The only other Android-specific part is the following extremely short main Android code, you just create a new Android specific device camera handler and pass it to the main libgdx object:

public class MainActivity extends AndroidApplication {

    @Override
    public void onCreate(Bundle savedInstanceState) {
        super.onCreate(savedInstanceState);

        AndroidApplicationConfiguration cfg = new AndroidApplicationConfiguration();
        cfg.useGL20 = true; //This line is obsolete in the newest libgdx version
        cfg.a = 8;
        cfg.b = 8;
        cfg.g = 8;
        cfg.r = 8;

        PlatformDependentCameraController cameraControl = new AndroidDependentCameraController();
        initialize(new YourApplication(cameraControl), cfg);

        graphics.getView().setKeepScreenOn(true);
    }
}

How fast is it?

I tested this routine on two devices.
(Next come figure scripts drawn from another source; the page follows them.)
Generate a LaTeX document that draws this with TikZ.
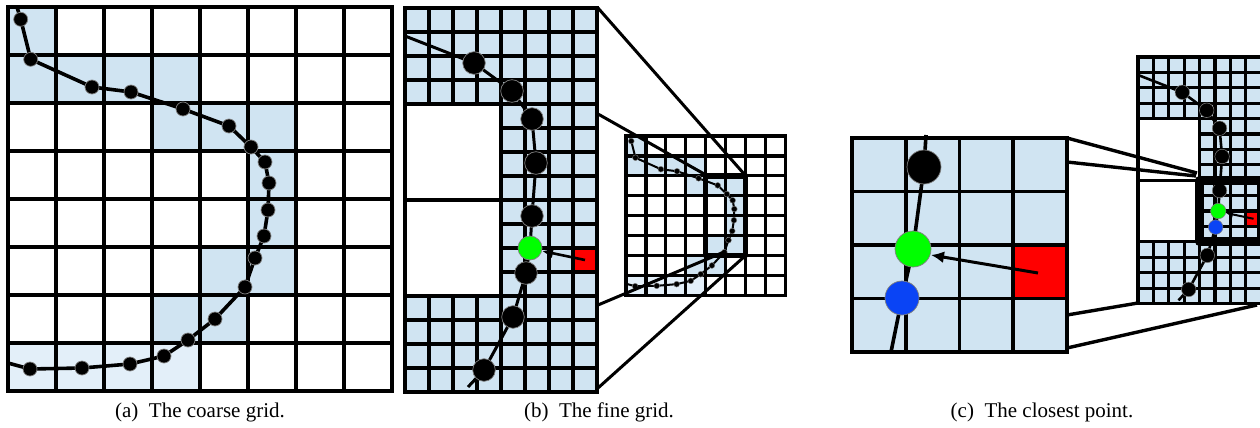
\documentclass[tikz,border=0pt]{standalone}
\usepackage{fontspec}
\setmainfont{Liberation Serif}
\usepackage{xcolor}
\definecolor{cellblue}{HTML}{D0E4F2}
\definecolor{paleblue}{HTML}{E3EFF9}
\definecolor{hitgreen}{HTML}{00FF00}
\definecolor{hitred}{HTML}{FF0000}
\definecolor{hitblue}{HTML}{0A44F5}
\definecolor{dotrim}{HTML}{7F7F7F}
\usepackage{tikz}
\usetikzlibrary{arrows.meta}

% curve samples, coarse grid units (cell = 48)
\def\coarsepts{12.7/12.3, 22.7/52.3, 84/80, 123/85, 175/102, 221/119, 243/140,
  257/155, 261/176, 260/203, 256/229, 247/251, 237/280, 207/312, 180/333,
  156/349, 122/357, 74/361, 22/362}
% curve samples, fine grid units (cell = 24)
\def\finepts{69/55, 107/83, 127/111, 131/155, 127/208, 108/309, 79/362}

\newcommand{\coarsegrid}{%
  \foreach \c/\r in {0/0,0/1,1/1,2/1,3/1,3/2,4/2,5/2,5/3,5/4,4/5,5/5,3/6,4/6}
    \fill[cellblue] (48*\c,48*\r) rectangle ++(48,48);
  \foreach \c in {0,...,3}
    \fill[paleblue] (48*\c,336) rectangle ++(48,48);
  \foreach \i in {0,...,8} {
    \draw[cgrid] (48*\i,0) -- (48*\i,384);
    \draw[cgrid] (0,48*\i) -- (384,48*\i);
  }
  \draw[ccurve] (9,0) foreach \x/\y in \coarsepts { -- (\x,\y) } -- (0,356);
  \foreach \x/\y in \coarsepts
    \filldraw[dot] (\x,\y) circle[radius=7];
}

\newcommand{\finegrid}[1]{%
  \fill[cellblue] (0,0) rectangle (192,384);
  \fill[white] (0,96) rectangle (96,288);
  \fill[hitred] (168,240) rectangle (192,264);
  \foreach \k in {0,1,2,3,4,12,13,14,15,16}
    \draw[fgrid] (0,24*\k) -- (192,24*\k);
  \foreach \k in {5,...,11}
    \draw[fgrid] (96,24*\k) -- (192,24*\k);
  \draw[fgrid] (0,192) -- (96,192);
  \foreach \i in {1,2,3} {
    \draw[fgrid] (24*\i,0) -- (24*\i,96);
    \draw[fgrid] (24*\i,288) -- (24*\i,384);
  }
  \foreach \i in {0,4,5,6,7,8}
    \draw[fgrid] (24*\i,0) -- (24*\i,384);
  \draw[fcurve] (0,28) -- (69,55) -- (107,83) -- (127,111) -- (131,155) -- (127,208)
    -- (125,240) -- (121,265) -- (108,309) -- (79,362) -- (63,379);
  \foreach \x/\y in \finepts
    \filldraw[dot] (\x,\y) circle[radius=11.3];
  \filldraw[dot, fill=#1] (121,265) circle[radius=11.3];
  \filldraw[dot, fill=hitgreen] (125,240) circle[radius=12];
  \coordinate (src) at (180,252);
  \coordinate (hit) at (137,243);
  \draw[arr] (src) -- (hit);
}

\begin{document}
\begin{tikzpicture}[x=1pt, y=-1pt,
  cgrid/.style={line width=4.6pt, line cap=rect},
  ccurve/.style={line width=3.6pt},
  fgrid/.style={line width=3.3pt, line cap=rect},
  fcurve/.style={line width=3pt},
  mgrid/.style={line width=3.8pt, line cap=rect},
  dot/.style={fill=black, draw=dotrim, line width=0.7pt},
  arr/.style={-{Latex[length=11pt, width=10pt]}, line width=2.6pt},
  zoomline/.style={line width=3pt},
  zoomframe/.style={line width=5.5pt, line join=round},
  subcap/.style={anchor=base, font=\fontsize{21}{25}\selectfont}
]
  \useasboundingbox (0,0) rectangle (1260,428);

  % (a)
  \begin{scope}[shift={(8,7)}]
    \coarsegrid
  \end{scope}

  % (b)
  \begin{scope}[shift={(405,8)}]
    \finegrid{black}
  \end{scope}
  \begin{scope}[shift={(626,136)}, scale=0.415,
      cgrid/.style={line width=3.2pt, line cap=rect},
      ccurve/.style={line width=2pt},
      dot/.style={fill=black, draw=dotrim, line width=0.4pt}]
    \coarsegrid
    \draw[zoomframe] (192,96) rectangle (288,288);
  \end{scope}
  \coordinate (b1) at (598,8);   \coordinate (m1) at (745,175);
  \coordinate (b2) at (598,114); \coordinate (m2) at (706,175);
  \coordinate (b3) at (598,305); \coordinate (m3) at (724,252);
  \coordinate (b4) at (598,388); \coordinate (m4) at (745,256);
  \draw[zoomline] (b1) -- (m1) (b2) -- (m2) (b3) -- (m3) (b4) -- (m4);

  % (c)
  \begin{scope}[shift={(852,138)}]
    \fill[cellblue] (0,0) rectangle (215,214);
    \fill[hitred] (160,107) rectangle (215,160);
    \foreach \i in {0,...,4} {
      \draw[mgrid] (53.75*\i,0) -- (53.75*\i,214);
      \draw[mgrid] (0,53.5*\i) -- (215,53.5*\i);
    }
  \end{scope}
  \draw[ccurve] (926,135) -- (924,167) -- (913,249) -- (902,298) -- (891,352);
  \filldraw[dot] (924,167) circle[radius=17];
  \filldraw[dot, fill=hitgreen] (913,249) circle[radius=18];
  \filldraw[dot, fill=hitblue] (902,298) circle[radius=17];
  \coordinate (csrc) at (1038,273);
  \coordinate (chit) at (931,255);
  \draw[arr, -{Latex[length=13pt, width=12pt]}, line width=3pt] (csrc) -- (chit);

  \begin{scope}
    \clip (1125,40) rectangle (1260,320);
    \begin{scope}[shift={(1138,57)}, scale=0.642,
        fgrid/.style={line width=3.2pt, line cap=rect},
        fcurve/.style={line width=2.6pt},
        arr/.style={-{Latex[length=7pt, width=7pt]}, line width=2pt},
        dot/.style={fill=black, draw=dotrim, line width=0.5pt}]
      \finegrid{hitblue}
      \draw[zoomframe, line width=9pt] (96,192) rectangle (192,288);
    \end{scope}
  \end{scope}
  \coordinate (c1) at (1067,138); \coordinate (n1) at (1197,173);
  \coordinate (c2) at (1067,162); \coordinate (n2) at (1196,176);
  \coordinate (c3) at (1067,315); \coordinate (n3) at (1138,303);
  \coordinate (c4) at (1067,348); \coordinate (n4) at (1257,305);
  \draw[zoomline, line width=3.4pt] (c1) -- (n1) (c2) -- (n2) (c3) -- (n3) (c4) -- (n4);

  \node[subcap] (capa) at (200,417) {(a)\enspace The coarse grid.};
  \node[subcap] (capb) at (599,417) {(b)\enspace The fine grid.};
  \node[subcap] (capc) at (1042,417) {(c)\enspace The closest point.};
\end{tikzpicture}
\end{document}
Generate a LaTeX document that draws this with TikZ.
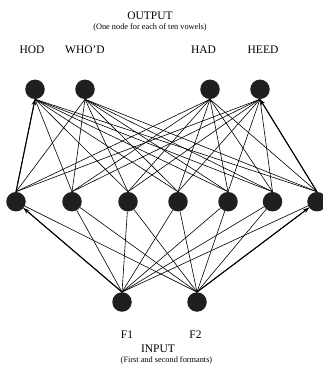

While the measurements are not constant across frames, a general profile can be observed:

  1. Samsung Galaxy Note II LTE - (GT-N7105): Has ARM Mali-400 MP4 GPU.

    • Rendering one frame takes around 5-6 ms, with occasional jumps to around 15 ms every couple of seconds
    • Actual rendering line (mesh.render(shader, GL20.GL_TRIANGLES);) consistently takes 0-1 ms
    • Creation and binding of both textures consistently take 1-3 ms in total
    • ByteBuffer copies generally take 1-3 ms in total but jump to around 7ms occasionally, probably due to the image buffer being moved around in the JVM heap
  2. Samsung Galaxy Note 10.1 2014 - (SM-P600): Has ARM Mali-T628 GPU.
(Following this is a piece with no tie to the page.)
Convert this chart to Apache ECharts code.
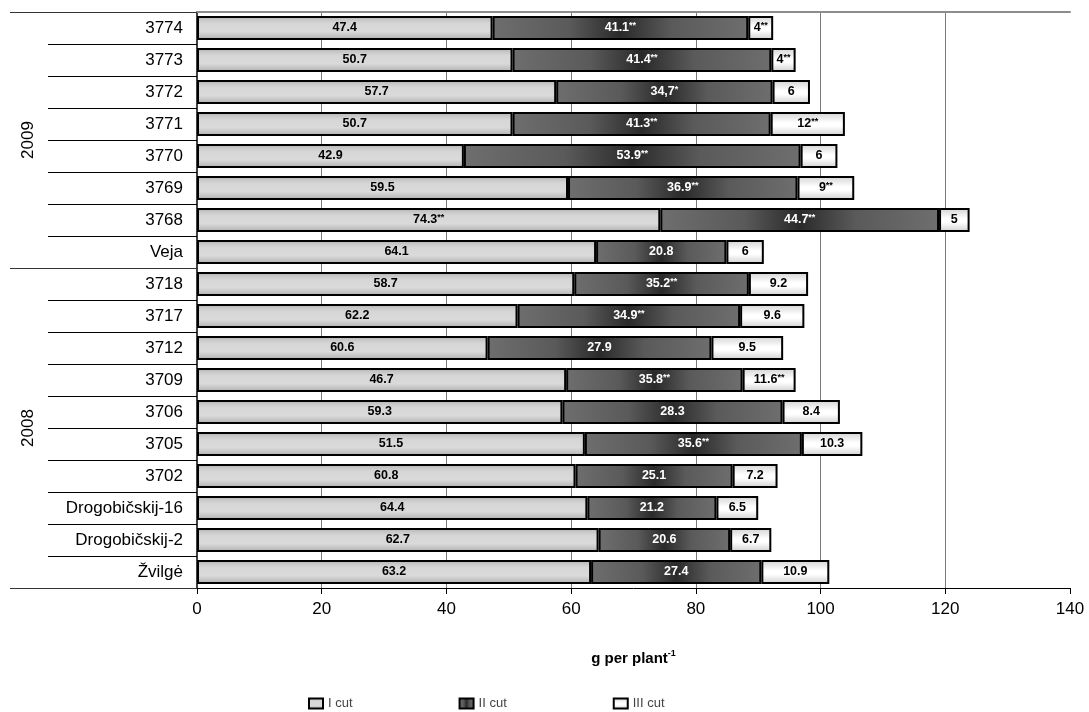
<!DOCTYPE html>
<html>
<head>
<meta charset="utf-8">
<script src="https://cdn.jsdelivr.net/npm/echarts@6/dist/echarts.min.js"></script>
<style>
  html, body { margin: 0; padding: 0; background: #fff; }
  #chart { width: 1089px; height: 712px; }
</style>
</head>
<body>
<div id="chart"></div>
<script>
// rows, top to bottom
var categories = ['3774', '3773', '3772', '3771', '3770', '3769', '3768', 'Veja',
  '3718', '3717', '3712', '3709', '3706', '3705', '3702',
  'Drogobičskij-16', 'Drogobičskij-2', 'Žvilgė'];

// segment lengths as drawn (g per plant)
var cutI = [47.4, 50.6, 57.6, 50.6, 42.8, 59.5, 74.3, 64.0,
  60.5, 51.4, 46.6, 59.2, 58.6, 62.2, 60.7, 62.6, 64.4, 63.2];
var cutII = [41.0, 41.5, 34.7, 41.4, 54.0, 36.8, 44.7, 20.9,
  28.0, 35.7, 35.9, 28.3, 35.3, 34.8, 25.2, 20.7, 21.1, 27.3];
var cutIII = [4.0, 3.9, 6.0, 11.9, 5.9, 9.1, 4.9, 6.0,
  9.5, 10.3, 11.5, 8.5, 9.2, 9.7, 7.2, 6.7, 6.6, 10.9];

// printed labels
var labelsI = ['47.4', '50.7', '57.7', '50.7', '42.9', '59.5', '74.3**', '64.1',
  '58.7', '62.2', '60.6', '46.7', '59.3', '51.5', '60.8', '64.4', '62.7', '63.2'];
var labelsII = ['41.1**', '41.4**', '34,7*', '41.3**', '53.9**', '36.9**', '44.7**', '20.8',
  '35.2**', '34.9**', '27.9', '35.8**', '28.3', '35.6**', '25.1', '21.2', '20.6', '27.4'];
var labelsIII = ['4**', '4**', '6', '12**', '6', '9**', '5', '6',
  '9.2', '9.6', '9.5', '11.6**', '8.4', '10.3', '7.2', '6.5', '6.7', '10.9'];

// year groups on the outer axis (in row units, counted from the bottom)
var groupLabels = ['2008', '2009'];
var groupCenters = [5, 14];
var groupBounds = [0, 10, 18];

var xTicks = [0, 20, 40, 60, 80, 100, 120, 140];

var font = '"Liberation Sans", Arial, sans-serif';

function richLabel(arr) {
  return function (p) {
    var m = arr[p.dataIndex].match(/^([^*]*)(\**)$/);
    return m[2] ? '{n|' + m[1] + '}{s|' + m[2] + '}' : '{n|' + m[1] + '}';
  };
}

function labelStyle(arr, color) {
  return {
    show: true,
    position: 'inside',
    formatter: richLabel(arr),
    rich: {
      n: { fontFamily: font, fontSize: 12.5, fontWeight: 'bold', color: color, lineHeight: 14 },
      s: { fontFamily: font, fontSize: 9, fontWeight: 'bold', color: color, verticalAlign: 'top', lineHeight: 10 }
    }
  };
}

var chart = echarts.init(document.getElementById('chart'));

var options = {
  animation: false,
  textStyle: { fontFamily: font },
  grid: { left: 197, right: 19, top: 12, bottom: 124, containLabel: false },
  legend: {
    data: ['I cut', 'II cut', 'III cut'],
    left: 303,
    top: 692,
    icon: 'rect',
    itemWidth: 14,
    itemHeight: 10,
    itemGap: 106,
    textStyle: { fontFamily: font, fontSize: 13, color: '#444' }
  },
  xAxis: [{
    type: 'value',
    min: 0,
    max: 140,
    interval: 20,
    position: 'bottom',
    name: '{a|g per plant}{b|-1}',
    nameLocation: 'middle',
    nameGap: 61,
    nameTextStyle: {
      rich: {
        a: { fontFamily: font, fontSize: 15, fontWeight: 'bold', color: '#000', lineHeight: 20 },
        b: { fontFamily: font, fontSize: 9, fontWeight: 'bold', color: '#000', verticalAlign: 'top', lineHeight: 12 }
      }
    },
    axisLine: { show: true, lineStyle: { color: '#000', width: 1 } },
    axisTick: { show: true, length: 6, lineStyle: { color: '#000' } },
    axisLabel: {
      fontSize: 17, color: '#000', margin: 13,
      customValues: xTicks
    },
    splitLine: { show: true, showMinLine: false, showMaxLine: false, lineStyle: { color: '#7a7a7a', width: 1 } }
  }, {
    type: 'value',
    min: 0,
    max: 140,
    position: 'top',
    axisLine: { show: true, lineStyle: { color: '#8c8c8c', width: 2 } },
    axisTick: { show: false },
    axisLabel: { show: false },
    splitLine: { show: false }
  }],
  yAxis: [{
    type: 'category',
    data: categories,
    inverse: true,
    position: 'left',
    axisLine: { show: true, lineStyle: { color: '#000', width: 1.5 } },
    axisTick: { show: true, length: 149, alignWithLabel: false, lineStyle: { color: '#000', width: 1 } },
    axisLabel: { fontSize: 17, color: '#000', margin: 14 }
  }, {
    type: 'value',
    min: 0,
    max: 18,
    position: 'left',
    axisLine: { show: false },
    axisTick: {
      show: true, length: 187, customValues: groupBounds,
      lineStyle: { color: '#333', width: 1 }
    },
    axisLabel: {
      show: true, rotate: 90, margin: 160, fontSize: 17, color: '#000',
      customValues: groupCenters,
      formatter: function (v) { return groupLabels[groupCenters.indexOf(v)]; }
    },
    splitLine: { show: false }
  }],
  series: [{
    name: 'I cut',
    type: 'bar',
    stack: 'total',
    barWidth: 24,
    data: cutI,
    itemStyle: {
      borderColor: '#000', borderWidth: 2,
      color: new echarts.graphic.LinearGradient(0, 0, 0, 1, [
        { offset: 0, color: '#b4b4b4' },
        { offset: 0.3, color: '#d6d6d6' },
        { offset: 0.65, color: '#dadada' },
        { offset: 1, color: '#b0b0b0' }
      ])
    },
    label: labelStyle(labelsI, '#000')
  }, {
    name: 'II cut',
    type: 'bar',
    stack: 'total',
    data: cutII,
    itemStyle: {
      borderColor: '#000', borderWidth: 2,
      color: new echarts.graphic.LinearGradient(0, 0, 1, 0, [
        { offset: 0, color: '#6e6e6e' },
        { offset: 0.3, color: '#5a5a5a' },
        { offset: 0.5, color: '#2a2a2a' },
        { offset: 0.7, color: '#5a5a5a' },
        { offset: 1, color: '#6e6e6e' }
      ])
    },
    label: labelStyle(labelsII, '#fff')
  }, {
    name: 'III cut',
    type: 'bar',
    stack: 'total',
    data: cutIII,
    itemStyle: {
      borderColor: '#000', borderWidth: 2,
      color: new echarts.graphic.LinearGradient(0, 0, 0, 1, [
        { offset: 0, color: '#d2d2d2' },
        { offset: 0.45, color: '#ffffff' },
        { offset: 0.6, color: '#ffffff' },
        { offset: 1, color: '#cfcfcf' }
      ])
    },
    label: labelStyle(labelsIII, '#000')
  }]
};

chart.setOption(options);
</script>
</body>
</html>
    • Rendering one frame takes around 2-4 ms, with rare jumps to around 6-10 ms
    • Actual rendering line (mesh.render(shader, GL20.GL_TRIANGLES);) consistently takes 0-1 ms
    • Creation and binding of both textures take 1-3 ms in total but jump to around 6-9 ms every couple of seconds
    • ByteBuffer copies generally take 0-2 ms in total but jump to around 6ms very rarely

Please don't hesitate to share if you think that these profiles can be made faster with some other method. Hope this little tutorial helped.